Many of the veteran students go on to help with ERUdyne’s youth programs, which offers a number of summer programs including several for the Sea Cadets, Young Marines, and the Boys and Girls Club. They become mentors and role models to help the next generation learn about drones and forge a future they may not have imagined before.
“Because students can get their pilot’s license at 16, these summer camps turn a lightbulb on for them,” began Novak. “They realize that this isn’t just something fun for the summer but could be something more, and they have these role models to talk to about it. It captures their ingenuity and interest, which is particularly powerful in low-income regions like rural Virginia where there might not be an opportunity to go to college. We can take them through this kind of program and show them a promising future—it’s in things like agriculture, law enforcement, energy, and infrastructure.”
With the cost of a college education climbing, and more students coming out of college with crippling debt, providing graduating high school students with viable career alternatives to going to college is compelling and a good thing for our industry, which is only looking to grow in the coming years. But it is only with programs like what ERUdyne is offering that the industry will be able to build the skillset, critical thinking skills, and talent needed to build the drone industry of the future. Otherwise, we are leaving each pilot to reinvent the wheel each time they enter the industry, slowing down progress.
“I think the best way to prepare for the future is to start young,” explained Novak. “These kids are great at flying drones. By putting a drone in their hands, you capture their interest in technology, in their own ingenuity. You can teach them those critical skills at a young age so that they’re making the right decisions and thinking the right way already, understanding the risk. They are the next generation of innovators and explorers, entrepreneurs and employees—we need them to be thinking about these things.”

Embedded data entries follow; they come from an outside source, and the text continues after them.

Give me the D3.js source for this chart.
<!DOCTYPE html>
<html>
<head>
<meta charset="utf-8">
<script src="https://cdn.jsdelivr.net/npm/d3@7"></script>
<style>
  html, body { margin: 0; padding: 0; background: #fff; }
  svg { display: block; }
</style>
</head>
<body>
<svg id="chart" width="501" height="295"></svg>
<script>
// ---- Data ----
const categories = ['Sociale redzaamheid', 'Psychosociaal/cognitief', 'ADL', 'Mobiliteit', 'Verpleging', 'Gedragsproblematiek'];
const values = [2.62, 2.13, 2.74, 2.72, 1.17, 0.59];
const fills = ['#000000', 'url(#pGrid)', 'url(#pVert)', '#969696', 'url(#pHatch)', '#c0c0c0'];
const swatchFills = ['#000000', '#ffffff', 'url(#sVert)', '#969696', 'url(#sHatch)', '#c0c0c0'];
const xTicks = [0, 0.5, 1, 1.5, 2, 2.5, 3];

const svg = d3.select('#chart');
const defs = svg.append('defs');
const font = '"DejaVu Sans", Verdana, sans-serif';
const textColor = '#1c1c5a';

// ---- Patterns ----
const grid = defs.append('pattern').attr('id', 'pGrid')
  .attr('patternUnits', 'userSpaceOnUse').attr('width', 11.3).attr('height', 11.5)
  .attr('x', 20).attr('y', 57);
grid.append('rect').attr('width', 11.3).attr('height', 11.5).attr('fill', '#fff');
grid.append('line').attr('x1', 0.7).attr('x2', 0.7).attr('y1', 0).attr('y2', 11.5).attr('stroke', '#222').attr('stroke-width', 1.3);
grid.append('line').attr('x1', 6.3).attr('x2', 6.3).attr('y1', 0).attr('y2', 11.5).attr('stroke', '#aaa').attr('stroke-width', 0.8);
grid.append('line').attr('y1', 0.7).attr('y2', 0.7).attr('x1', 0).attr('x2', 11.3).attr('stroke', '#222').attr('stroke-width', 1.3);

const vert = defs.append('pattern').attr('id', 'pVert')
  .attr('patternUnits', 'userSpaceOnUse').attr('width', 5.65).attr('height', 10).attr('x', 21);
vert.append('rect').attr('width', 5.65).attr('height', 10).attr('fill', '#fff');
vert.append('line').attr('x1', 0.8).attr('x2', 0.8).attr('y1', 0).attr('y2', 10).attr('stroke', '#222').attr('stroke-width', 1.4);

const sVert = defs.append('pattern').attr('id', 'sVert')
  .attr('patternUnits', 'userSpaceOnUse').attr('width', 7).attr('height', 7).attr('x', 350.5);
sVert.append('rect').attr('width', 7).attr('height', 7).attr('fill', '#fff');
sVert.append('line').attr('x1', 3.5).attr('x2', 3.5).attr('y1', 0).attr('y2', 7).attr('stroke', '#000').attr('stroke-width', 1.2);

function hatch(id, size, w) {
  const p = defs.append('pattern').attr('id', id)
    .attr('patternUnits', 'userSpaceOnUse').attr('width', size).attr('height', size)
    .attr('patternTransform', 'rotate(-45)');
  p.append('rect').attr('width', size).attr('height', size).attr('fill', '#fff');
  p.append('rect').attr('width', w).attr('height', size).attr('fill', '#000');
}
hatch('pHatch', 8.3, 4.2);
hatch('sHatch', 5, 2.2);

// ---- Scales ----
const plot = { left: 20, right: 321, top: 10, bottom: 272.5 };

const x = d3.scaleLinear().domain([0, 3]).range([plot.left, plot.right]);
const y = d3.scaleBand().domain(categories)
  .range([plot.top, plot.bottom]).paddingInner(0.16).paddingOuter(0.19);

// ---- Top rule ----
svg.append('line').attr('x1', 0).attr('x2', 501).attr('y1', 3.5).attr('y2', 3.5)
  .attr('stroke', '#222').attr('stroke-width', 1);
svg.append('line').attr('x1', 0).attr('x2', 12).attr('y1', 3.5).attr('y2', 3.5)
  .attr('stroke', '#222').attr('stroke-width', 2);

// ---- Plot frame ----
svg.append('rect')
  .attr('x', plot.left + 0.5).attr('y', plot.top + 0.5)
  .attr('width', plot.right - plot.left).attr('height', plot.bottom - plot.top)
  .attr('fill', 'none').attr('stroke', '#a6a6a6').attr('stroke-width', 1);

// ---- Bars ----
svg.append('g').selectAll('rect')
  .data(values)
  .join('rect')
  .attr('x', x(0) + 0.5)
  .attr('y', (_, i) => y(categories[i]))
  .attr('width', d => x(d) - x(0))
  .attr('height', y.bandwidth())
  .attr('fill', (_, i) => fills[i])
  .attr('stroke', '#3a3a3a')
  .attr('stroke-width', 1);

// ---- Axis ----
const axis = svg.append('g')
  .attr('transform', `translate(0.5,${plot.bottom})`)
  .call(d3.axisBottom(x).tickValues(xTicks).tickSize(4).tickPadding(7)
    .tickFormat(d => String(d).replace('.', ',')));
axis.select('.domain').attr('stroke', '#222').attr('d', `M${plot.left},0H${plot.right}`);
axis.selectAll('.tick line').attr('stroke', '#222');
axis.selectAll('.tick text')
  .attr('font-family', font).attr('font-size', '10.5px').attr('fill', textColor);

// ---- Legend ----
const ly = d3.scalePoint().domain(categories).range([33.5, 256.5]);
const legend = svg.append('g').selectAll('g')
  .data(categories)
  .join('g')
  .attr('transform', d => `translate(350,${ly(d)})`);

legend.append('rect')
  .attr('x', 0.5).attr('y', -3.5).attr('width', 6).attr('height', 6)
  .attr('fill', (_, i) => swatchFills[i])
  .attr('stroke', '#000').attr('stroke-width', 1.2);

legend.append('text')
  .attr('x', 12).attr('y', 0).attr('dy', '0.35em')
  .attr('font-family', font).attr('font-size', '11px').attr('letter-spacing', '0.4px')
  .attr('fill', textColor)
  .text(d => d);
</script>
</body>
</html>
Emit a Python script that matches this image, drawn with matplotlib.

With so much at stake, why are there so few of these types of programs available right now? When we asked Novak, for her it came down to basic confusion about the role drones have to play in our society.
“We’ve gotten very used to technology providing instant gratification,” began Novak. “When we introduced drones into that culture, it was seen as just another technology, another thing to play with, another thing to make money with. But drones aren’t just the latest thing. When you look at it from a business risk standpoint, as in, is this a good business idea? That part hasn’t really sunk in yet for many people. I think it has taken so long because so few people are looking at the whole picture. Really preparing for the future is recognizing that we’re all going to have to operate in the same ecosystem.”
As demand for drones grows, so too will the demand for experienced professionals who understand the ecosystem and how it works. Programs like these will only become more pivotal in enabling the growth of the drone industry.